I may have made it through to the Other Side, but now that I was there – I didn’t know who I was, what I wanted to do, or if I even had the energy to figure any of it out.
No one tells you this. Everyone, me included, tell people facing dark times that they will get to the other side of it eventually. But what no one tells you is there is no road map to life once you get there. No one ever tells you that the other side is a brand-new slate, and you, and only you, have the responsibility to create the life you want.
I wasn’t prepared for any of it. Frankly, I was just too exhausted to give a damn.
It was like being adrift in the middle of the ocean when suddenly you come upon a beautiful island, so many roads to choose from, so many adventures, new friends and ideas. So much hope. It’s overwhelming. It’s too much. So, you sit on the beach and spend some time reacclimating to yourself. You’ll move when you’re ready.
It appears I wasn’t ready for the next two years.
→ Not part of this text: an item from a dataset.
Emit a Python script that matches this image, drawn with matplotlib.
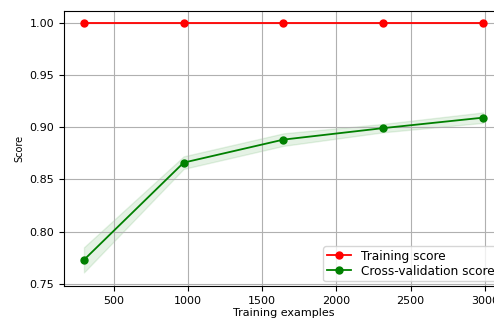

I needed to appreciate my journey this past decade fully, and I needed to do it alone. I tend to give away a lot of myself and for this part of my life, I just couldn’t. See I’d been so determined to face everything, deal with it, and move on, I never really allowed myself time to grieve. I never allowed myself time to feel angry or sad. In doing so, I never went deep enough inside myself to fully heal. I needed time to acclimate to what life looked like now. I needed time to figure out what I wanted going forward. Time to discard all those broken pieces that no longer have a place in my life; saying goodbye to some of them was incredibly difficult.
Making peace with all that transpired took time.
But what took the most time was trying to figure out who I was now. I turned 40 in December 2017, and it was one of the most monumental birthdays I’ve ever had. I was thrilled to turn 40. Thrilled to have reached this fresh chapter in my life, just as I am thrilled to be ending this decade. As 2020 comes rushing at us, I find that for the first time in a while, I’m feeling hopeful. I am feeling at peace. More settled inside my physical body than ever before. Centered and determined.
I’ve earned this.
I brought my writing desk out from storage. A good friend worked some magic on my old laptop and got it working again. I may not have it all figured out yet, but one thing is for certain, I need to write. I need to go back to my community of Regulars and hope they understand my disappearance. I need to rejoin the world and bring my unique perspective to the table.
I’ve been to hell and back more times than I can count, but here I am, still standing. Stronger and determined, but content and peaceful at the same time. I had to do the work to get here.
I hope that all of you who have been with me from the beginning, joined somewhere along the way, or are just finding me now, come along with me on this new adventure. I promise to always be real with you. Life is too short for anything less.
I won’t sugarcoat this – I am scared to start again. Losing everything I worked so hard for hurt me deeply. More deeply than I realized. Starting over, recommitting myself, and allowing myself to dream again is harder than it should be, but it’s not as hard as finding the courage to believe in myself has been. I do not know what the future holds or what my tomorrows will look like; I just know I need to show up and do my best every day. There is no manual to life, we’re all just making it up as we go, but I am not afraid of making mistakes, I am, however, scared to death of not even trying.
Closing the chapter of this decade is over, and it’s time to start fresh. That’s is one of the most beautiful things with life – the power of new beginnings.